What is needed -
Transcribe each line of the material as it is, and drop any picture.

Collected data -
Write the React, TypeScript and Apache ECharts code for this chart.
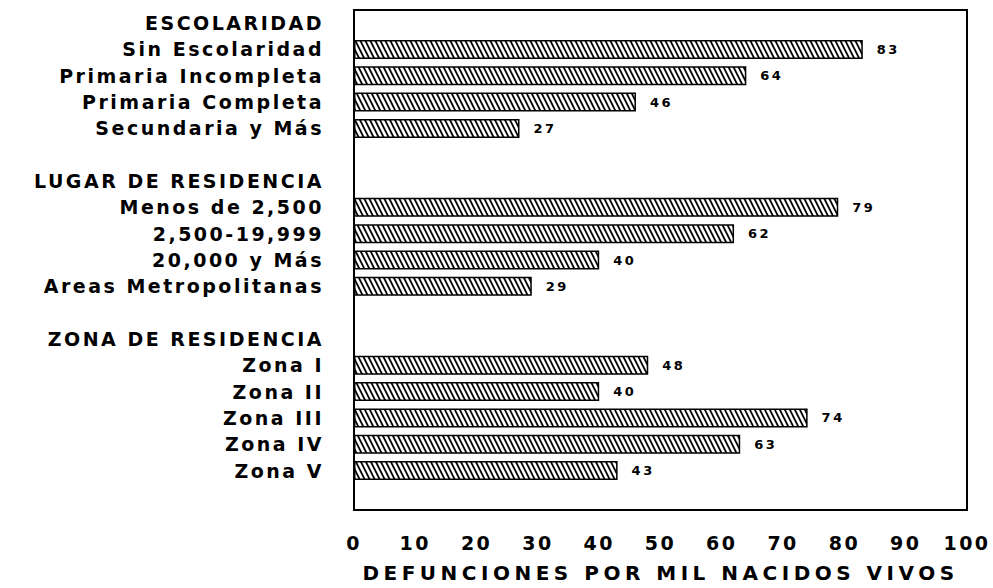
import React, { useEffect, useRef } from "react";
import * as echarts from "echarts";

// ---- data ----
const groupHeaders = ["ESCOLARIDAD", "LUGAR DE RESIDENCIA", "ZONA DE RESIDENCIA"];
const escolaridadLabels = ["Sin Escolaridad", "Primaria Incompleta", "Primaria Completa", "Secundaria y Más"];
const escolaridadValues = [83, 64, 46, 27];
const lugarLabels = ["Menos de 2,500", "2,500-19,999", "20,000 y Más", "Areas Metropolitanas"];
const lugarValues = [79, 62, 40, 29];
const zonaLabels = ["Zona I", "Zona II", "Zona III", "Zona IV", "Zona V"];
const zonaValues = [48, 40, 74, 63, 43];
const xMin = 0;
const xMax = 100;
const xInterval = 10;
const xAxisTitle = "DEFUNCIONES POR MIL NACIDOS VIVOS";

const groups = [
  { header: groupHeaders[0], labels: escolaridadLabels, values: escolaridadValues },
  { header: groupHeaders[1], labels: lugarLabels, values: lugarValues },
  { header: groupHeaders[2], labels: zonaLabels, values: zonaValues },
];

const categories: string[] = [];
const seriesData: (number | null)[] = [];
groups.forEach((g, gi) => {
  categories.push(g.header);
  seriesData.push(null);
  g.labels.forEach((l, i) => {
    categories.push(l);
    seriesData.push(g.values[i]);
  });
  categories.push(" ".repeat(gi + 1));
  seriesData.push(null);
});

const FONT = "DejaVu Sans";

function makeHatch(): HTMLCanvasElement {
  const c = document.createElement("canvas");
  c.width = 5;
  c.height = 10;
  const ctx = c.getContext("2d")!;
  ctx.fillStyle = "#fff";
  ctx.fillRect(0, 0, 5, 10);
  ctx.strokeStyle = "#000";
  ctx.lineWidth = 1.8;
  for (const x0 of [-5, 0, 5]) {
    ctx.beginPath();
    ctx.moveTo(x0 - 0.5, -1);
    ctx.lineTo(x0 + 5.5, 11);
    ctx.stroke();
  }
  return c;
}

export default function App() {
  const ref = useRef<HTMLDivElement>(null);
  useEffect(() => {
    if (!ref.current) return;
    const chart = echarts.init(ref.current, null, { renderer: "svg" });
    const hatch = makeHatch();
    chart.setOption({
      animation: false,
      backgroundColor: "#fff",
      grid: {
        left: 354,
        right: 26,
        top: 10,
        bottom: 71,
        show: true,
        borderColor: "#000",
        borderWidth: 2,
        backgroundColor: "transparent",
      },
      xAxis: {
        type: "value",
        min: xMin,
        max: xMax,
        interval: xInterval,
        axisLine: { show: false },
        axisTick: { show: false },
        splitLine: { show: false },
        axisLabel: {
          color: "#000",
          fontFamily: FONT,
          fontWeight: "bold",
          fontSize: 19,
          margin: 23,
        },
        name: xAxisTitle,
        nameLocation: "middle",
        nameGap: 53,
        nameTextStyle: {
          color: "#000",
          fontFamily: FONT,
          fontWeight: "bold",
          fontSize: 20,
        },
      },
      yAxis: {
        type: "category",
        inverse: true,
        data: categories,
        axisLine: { show: true, lineStyle: { color: "#000", width: 2 } },
        axisTick: { show: false },
        splitLine: { show: false },
        axisLabel: {
          color: "#000",
          fontFamily: FONT,
          fontWeight: "bold",
          fontSize: 19,
          margin: 30,
          interval: 0,
        },
      },
      series: [
        {
          type: "bar",
          data: seriesData,
          barWidth: 19,
          itemStyle: {
            color: { image: hatch, repeat: "repeat" },
            borderColor: "#000",
            borderWidth: 1.5,
          },
          label: {
            show: true,
            position: "right",
            distance: 14,
            color: "#000",
            fontFamily: FONT,
            fontWeight: "bold",
            fontSize: 13,
            formatter: (p: any) => (p.value == null ? "" : String(p.value)),
          },
        },
      ],
    });
    return () => chart.dispose();
  }, []);
  return (
    <>
      <style>{`.hatch-chart svg text { letter-spacing: 2.5px; } .hatch-chart svg text[style*="20px"] { letter-spacing: 4.5px; }`}</style>
      <div
        ref={ref}
        className="hatch-chart"
        style={{ position: "absolute", left: 0, top: 0, width: 993, height: 588 }}
      />
    </>
  );
}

Task result -
Write the React, TypeScript and Apache ECharts code for this chart.
import React, { useEffect, useRef } from "react";
import * as echarts from "echarts";

// ---- data ----
const groupHeaders = ["ESCOLARIDAD", "LUGAR DE RESIDENCIA", "ZONA DE RESIDENCIA"];
const escolaridadLabels = ["Sin Escolaridad", "Primaria Incompleta", "Primaria Completa", "Secundaria y Más"];
const escolaridadValues = [83, 64, 46, 27];
const lugarLabels = ["Menos de 2,500", "2,500-19,999", "20,000 y Más", "Areas Metropolitanas"];
const lugarValues = [79, 62, 40, 29];
const zonaLabels = ["Zona I", "Zona II", "Zona III", "Zona IV", "Zona V"];
const zonaValues = [48, 40, 74, 63, 43];
const xMin = 0;
const xMax = 100;
const xInterval = 10;
const xAxisTitle = "DEFUNCIONES POR MIL NACIDOS VIVOS";

const groups = [
  { header: groupHeaders[0], labels: escolaridadLabels, values: escolaridadValues },
  { header: groupHeaders[1], labels: lugarLabels, values: lugarValues },
  { header: groupHeaders[2], labels: zonaLabels, values: zonaValues },
];

const categories: string[] = [];
const seriesData: (number | null)[] = [];
groups.forEach((g, gi) => {
  categories.push(g.header);
  seriesData.push(null);
  g.labels.forEach((l, i) => {
    categories.push(l);
    seriesData.push(g.values[i]);
  });
  categories.push(" ".repeat(gi + 1));
  seriesData.push(null);
});

const FONT = "DejaVu Sans";

function makeHatch(): HTMLCanvasElement {
  const c = document.createElement("canvas");
  c.width = 5;
  c.height = 10;
  const ctx = c.getContext("2d")!;
  ctx.fillStyle = "#fff";
  ctx.fillRect(0, 0, 5, 10);
  ctx.strokeStyle = "#000";
  ctx.lineWidth = 1.8;
  for (const x0 of [-5, 0, 5]) {
    ctx.beginPath();
    ctx.moveTo(x0 - 0.5, -1);
    ctx.lineTo(x0 + 5.5, 11);
    ctx.stroke();
  }
  return c;
}

export default function App() {
  const ref = useRef<HTMLDivElement>(null);
  useEffect(() => {
    if (!ref.current) return;
    const chart = echarts.init(ref.current, null, { renderer: "svg" });
    const hatch = makeHatch();
    chart.setOption({
      animation: false,
      backgroundColor: "#fff",
      grid: {
        left: 354,
        right: 26,
        top: 10,
        bottom: 71,
        show: true,
        borderColor: "#000",
        borderWidth: 2,
        backgroundColor: "transparent",
      },
      xAxis: {
        type: "value",
        min: xMin,
        max: xMax,
        interval: xInterval,
        axisLine: { show: false },
        axisTick: { show: false },
        splitLine: { show: false },
        axisLabel: {
          color: "#000",
          fontFamily: FONT,
          fontWeight: "bold",
          fontSize: 19,
          margin: 23,
        },
        name: xAxisTitle,
        nameLocation: "middle",
        nameGap: 53,
        nameTextStyle: {
          color: "#000",
          fontFamily: FONT,
          fontWeight: "bold",
          fontSize: 20,
        },
      },
      yAxis: {
        type: "category",
        inverse: true,
        data: categories,
        axisLine: { show: true, lineStyle: { color: "#000", width: 2 } },
        axisTick: { show: false },
        splitLine: { show: false },
        axisLabel: {
          color: "#000",
          fontFamily: FONT,
          fontWeight: "bold",
          fontSize: 19,
          margin: 30,
          interval: 0,
        },
      },
      series: [
        {
          type: "bar",
          data: seriesData,
          barWidth: 19,
          itemStyle: {
            color: { image: hatch, repeat: "repeat" },
            borderColor: "#000",
            borderWidth: 1.5,
          },
          label: {
            show: true,
            position: "right",
            distance: 14,
            color: "#000",
            fontFamily: FONT,
            fontWeight: "bold",
            fontSize: 13,
            formatter: (p: any) => (p.value == null ? "" : String(p.value)),
          },
        },
      ],
    });
    return () => chart.dispose();
  }, []);
  return (
    <>
      <style>{`.hatch-chart svg text { letter-spacing: 2.5px; } .hatch-chart svg text[style*="20px"] { letter-spacing: 4.5px; }`}</style>
      <div
        ref={ref}
        className="hatch-chart"
        style={{ position: "absolute", left: 0, top: 0, width: 993, height: 588 }}
      />
    </>
  );
}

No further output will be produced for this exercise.